I would never (ever) specify any formatting in the query itself. That is up to the consumer to decide how to format. All data manipulation should be done at the client side, except for bulk operations.
If it is just formatting and will not always need to be the same formatting, I'd do it in the application which is likely to do this faster.
However the fastest formatting is the one that is done only once, so if it is a standard format that I alawys want to use (say displaying American phone numbers as (###)###-#### ) then I'll store the data in the database in that format (this still may involve the application code, but onthe insert not the select). This is especially true if you might need to reformat a million records for a report. If you have several formats, you might considered calculated columns (we have one for full name and one for lastname, firstname and our raw data is firstname, middlename, lastname, suffix) or triggers to persist the data. In general I say store the data the way you need to see it if you can keep it in the appropriate data type for the real manipulations you need to do such as datemath or regular math for money values.
About the only thing that I do in a query that could probably be done in code also is converting the datetimes to the user's time zone.
MySQL's CONVERT_TZ() function is easy to use and accurate. I store all of my datetimes in UTC, and retrieve them in the user's time zone. Daylight savings rules change. This is especially important for client applications since relying on the native library relies on the fact that the user has updated their OS.
Even for server side code, like a web server, I only have to update a few tables to get the latest time zone data instead of updating the OS on the server.

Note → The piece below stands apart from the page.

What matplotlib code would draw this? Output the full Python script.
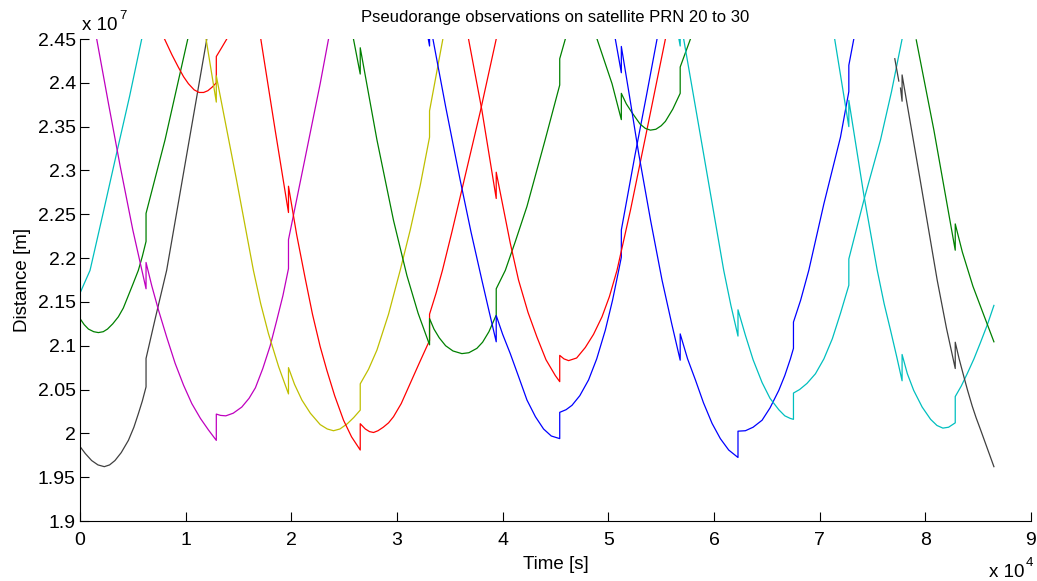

Other than those types of issues, it's probably best to distribute most functions to the application server or client rather than making your database the bottleneck. Application servers are easier to scale than database servers.
If you can write a stored procedure or something that might start with a large dataset, do some inexpensive calculations or simple iteration to return a single row or value, then it probably makes sense to do it on the server to save from sending large datasets over the wire. So, if the processing is inexpensive, why not have the database return just what you need?
In the case of the date column, I'd save the full date in the DB and when I return it I specify in code how I'd like to show it to the user. This way you can ignore the time part or even change the order of the date parts when you show it in a datagrid for example: mm/dd/yyyy, dd/mm/yyyy or only mm/yyyy.